- **Written problem**:
Repeat every record below exactly, omitting any pictures.

- **Extracted data**:
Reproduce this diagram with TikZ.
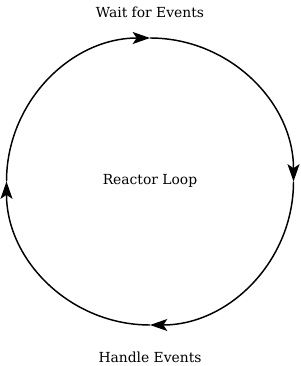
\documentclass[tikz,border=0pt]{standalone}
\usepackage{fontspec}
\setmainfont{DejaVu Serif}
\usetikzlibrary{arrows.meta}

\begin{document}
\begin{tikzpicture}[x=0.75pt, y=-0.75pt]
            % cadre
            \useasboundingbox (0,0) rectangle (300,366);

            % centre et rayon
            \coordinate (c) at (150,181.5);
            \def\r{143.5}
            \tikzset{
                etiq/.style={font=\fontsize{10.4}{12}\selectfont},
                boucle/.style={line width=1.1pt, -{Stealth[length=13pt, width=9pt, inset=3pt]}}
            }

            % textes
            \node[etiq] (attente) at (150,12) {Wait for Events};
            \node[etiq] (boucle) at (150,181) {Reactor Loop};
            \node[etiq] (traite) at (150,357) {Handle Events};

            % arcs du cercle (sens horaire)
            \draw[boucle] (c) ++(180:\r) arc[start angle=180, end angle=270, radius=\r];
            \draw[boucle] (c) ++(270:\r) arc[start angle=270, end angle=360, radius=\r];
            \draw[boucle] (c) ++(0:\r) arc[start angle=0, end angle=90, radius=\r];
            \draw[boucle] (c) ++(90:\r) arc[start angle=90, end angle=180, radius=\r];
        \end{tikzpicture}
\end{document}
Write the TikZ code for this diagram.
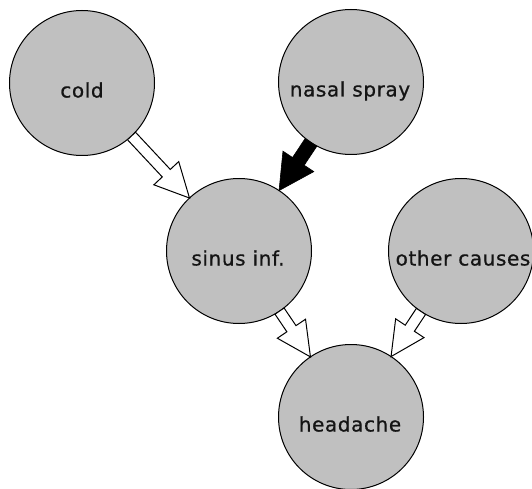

- **Exercise solution**:
Reproduce this diagram with TikZ.
\documentclass[tikz,border=0pt]{standalone}
\usepackage{fontspec}
\setmainfont{DejaVu Serif}
\usetikzlibrary{arrows.meta}

\begin{document}
\begin{tikzpicture}[x=0.75pt, y=-0.75pt]
            % cadre
            \useasboundingbox (0,0) rectangle (300,366);

            % centre et rayon
            \coordinate (c) at (150,181.5);
            \def\r{143.5}
            \tikzset{
                etiq/.style={font=\fontsize{10.4}{12}\selectfont},
                boucle/.style={line width=1.1pt, -{Stealth[length=13pt, width=9pt, inset=3pt]}}
            }

            % textes
            \node[etiq] (attente) at (150,12) {Wait for Events};
            \node[etiq] (boucle) at (150,181) {Reactor Loop};
            \node[etiq] (traite) at (150,357) {Handle Events};

            % arcs du cercle (sens horaire)
            \draw[boucle] (c) ++(180:\r) arc[start angle=180, end angle=270, radius=\r];
            \draw[boucle] (c) ++(270:\r) arc[start angle=270, end angle=360, radius=\r];
            \draw[boucle] (c) ++(0:\r) arc[start angle=0, end angle=90, radius=\r];
            \draw[boucle] (c) ++(90:\r) arc[start angle=90, end angle=180, radius=\r];
        \end{tikzpicture}
\end{document}
Write the TikZ code for this diagram.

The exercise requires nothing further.